Still, it's interesting how hard it can be to get an idea across :) Of course, what you have written everyone here knows, it is not news. I'm talking specifically about keeping measurements of parallel predictor values on the last split, but not all of them, but those whose results are close to the selected one, but at the same time they don't correlate with each other on the total sample. In this case the decision will be made in the subarea not on the basis of one split, but taking into account the other splits supporting it. I do something similar now when I'm grouping leaves, but my contenders are uncontrollable, and here I'm supposed to do it forcingly for all leaves.

That's right. It would be good to describe the sequence of actions right away...
Thought about your description again, I assume the following sequence:

1. Calculate correlation of all predictors on train
2. Build the tree
3. On the last split, remember e.g. the last 100 best splits. Reserve up to 100, so that there is plenty to choose from.
4. From these 100 choose 5 non-correlated with the predictor of the best split and non-correlated with each other.

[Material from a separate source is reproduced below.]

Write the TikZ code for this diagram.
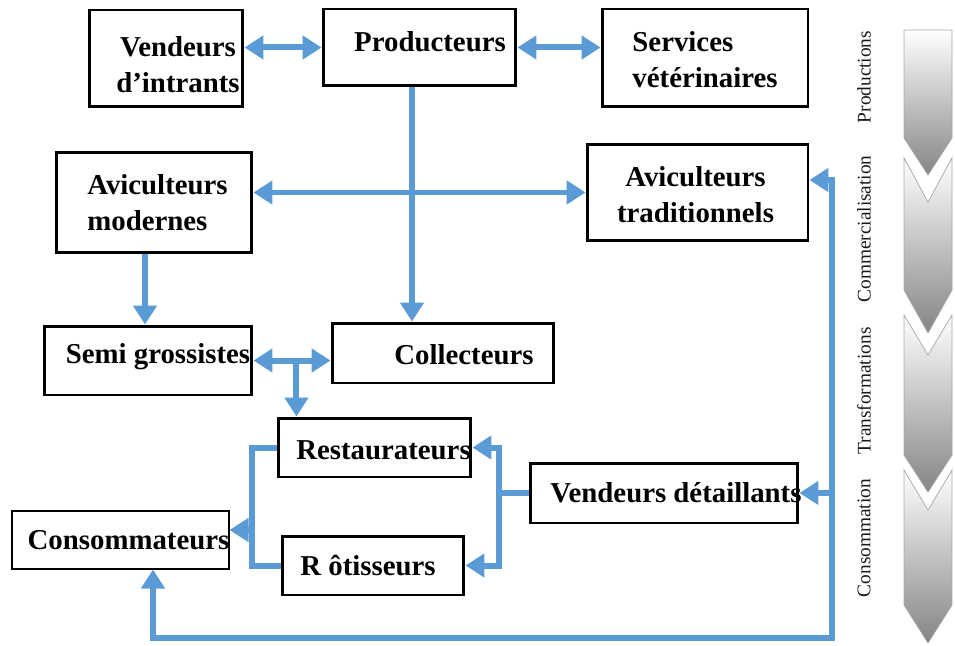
\documentclass[tikz,border=0pt]{standalone}
\usepackage{fontspec}
\setmainfont{Liberation Serif}
\usetikzlibrary{arrows.meta}

\definecolor{flowblue}{HTML}{5B9BD5}
\definecolor{stagegrey}{HTML}{858585}

\begin{document}
\begin{tikzpicture}[x=0.02cm,y=-0.02cm,>={Triangle[length=0.38cm,width=0.46cm]},
	box/.style={draw,line width=1.7pt,inner sep=0pt},
	txt/.style={font=\bfseries\fontsize{16.4}{20.5}\selectfont,align=center},
	flow/.style={draw=flowblue,line width=0.12cm},
	stage/.style={font=\fontsize{11}{13}\selectfont,text=black!90,rotate=90}]
	\useasboundingbox (0,0) rectangle (955,645);

	\node[box,minimum width=3.08cm,minimum height=1.94cm,label={[txt,xshift=0.24cm,yshift=-0.13cm]center:{Vendeurs\\d’intrants}}] (vint) at (166,58.5) {};
	\node[box,minimum width=3.86cm,minimum height=1.54cm,label={[txt,xshift=0.21cm,yshift=0.11cm]center:Producteurs}] (prod) at (419.5,47.5) {};
	\node[box,minimum width=4.12cm,minimum height=1.96cm,label={[txt,align=left,yshift=-0.04cm]center:{Services\\vétérinaires}}] (serv) at (705,58) {};
	\node[box,minimum width=3.92cm,minimum height=2.02cm,label={[txt,align=left,xshift=0.07cm]center:{Aviculteurs\\modernes}}] (avmod) at (154,202.5) {};
	\node[box,minimum width=4.42cm,minimum height=1.94cm,label={[txt,xshift=-0.04cm,yshift=-0.05cm]center:{Aviculteurs\\traditionnels}}] (avtrad) at (697.5,192.5) {};
	\node[box,minimum width=4.16cm,minimum height=1.38cm,label={[txt,xshift=0.2cm,yshift=0.07cm]center:Semi grossistes}] (semi) at (148,360.5) {};
	\node[box,minimum width=4.44cm,minimum height=1.2cm,label={[txt,xshift=0.42cm,yshift=-0.04cm]center:Collecteurs}] (coll) at (443,353) {};
	\node[box,minimum width=3.86cm,minimum height=1.18cm,label={[txt,xshift=0.18cm,yshift=-0.06cm]center:Restaurateurs}] (resto) at (374.5,447.5) {};
	\node[box,minimum width=3.64cm,minimum height=1.18cm,label={[txt,xshift=-0.1cm]center:R ôtisseurs}] (rotis) at (373,565.5) {};
	\node[box,minimum width=5.36cm,minimum height=1.2cm,label={[txt,xshift=0.24cm]center:Vendeurs détaillants}] (vdet) at (664,493) {};
	\node[box,line width=0.6pt,minimum width=4.34cm,minimum height=1.16cm,label={[txt,xshift=0.16cm]center:Consommateurs}] (conso) at (120.5,540) {};

	% stages on the right
	\foreach \ya/\yb/\yc/\yd in {30/30/138/175,158/202/290/333,315/355/455/492,470/510/605/643}
		\shade[top color=white,bottom color=stagegrey,draw=black!35] (904,\ya) -- (928,\yb) -- (952,\ya) -- (952,\yc) -- (928,\yd) -- (904,\yc) -- cycle;
	\node[stage] (st-prod) at (864,77) {Productions};
	\node[stage] (st-comm) at (864,229) {Commercialisation};
	\node[stage] (st-trans) at (864,391) {Transformations};
	\node[stage] (st-cons) at (864,538) {Consommation};

	\coordinate (tee) at ([xshift=0.86cm]semi.east);
	\coordinate (lbus) at ([xshift=-0.5cm]resto.west);
	\coordinate (rbus) at ([xshift=-0.6cm]vdet.west);
	\coordinate (loop) at (832,638);

	\draw[flow,<->] (vint.east |- prod.west) -- (prod.west);
	\draw[flow,<->] (prod.east) -- (serv.west |- prod.east);
	\draw[flow,->] ([xshift=-0.15cm]prod.south) -- ([xshift=-0.15cm]prod.south |- coll.north);
	\draw[flow,<->] (avmod.east |- avtrad.west) -- (avtrad.west);
	\draw[flow,->] ([xshift=-0.18cm]avmod.south) -- ([xshift=-0.18cm]avmod.south |- semi.north);
	\draw[flow,<->] (semi.east) -- (coll.west |- semi.east);
	\draw[flow,->] (tee) -- (tee |- resto.north);
	\draw[flow] (resto.west) -- (lbus) |- (rotis.west);
	\draw[flow,->] ([yshift=0.2cm]lbus |- conso.east) -- ([yshift=0.2cm]conso.east);
	\draw[flow] (vdet.west) -- (rbus);
	\draw[flow,->] (rbus) |- (resto.east);
	\draw[flow,->] (rbus) |- (rotis.east);
	\draw[flow,<->] ([yshift=0.25cm]avtrad.east) -| (loop) -| ([xshift=0.65cm]conso.south);
	\draw[flow,->] (loop |- vdet.east) -- (vdet.east);
\end{tikzpicture}
\end{document}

Further it is not clear which of these 5 different splits to choose?
If random - then there will be an analogue of the random forest, which gives each tree random predictors and builds a tree on them.
If for average, then again analogous to random forest, the forest then finds arithmetic mean value of the final prediction from random tree forecasts.

 
Aleksey Vyazmikin:

Earlier here I posted about NS in the form of transparent platinum with refractions inside - light enters from one side, then by optical laws is redistributed and comes out in another place - I think that here something similar should be, which will really give higher speed of data processing.

But how to do analog calculations, there's degree conversion - it's not quite clear with ADC...

No, analog actions are sum, subtraction, multiplication, division, and possibly more complex logarithmic relationships, power relationships. And these are not calculations, but analog gauges in every cell. And DACs and ADCs are the input output, they don't take part in calculations, they provide the digital.

In the Neumann architecture both procedures and data are stored in memory and there is no parallel access to procedures and data, access to data, then to procedure, and back to data, hence limitations in data processing. And here procedures are stored in each cell by small device and there is access to procedure at once, with access to data.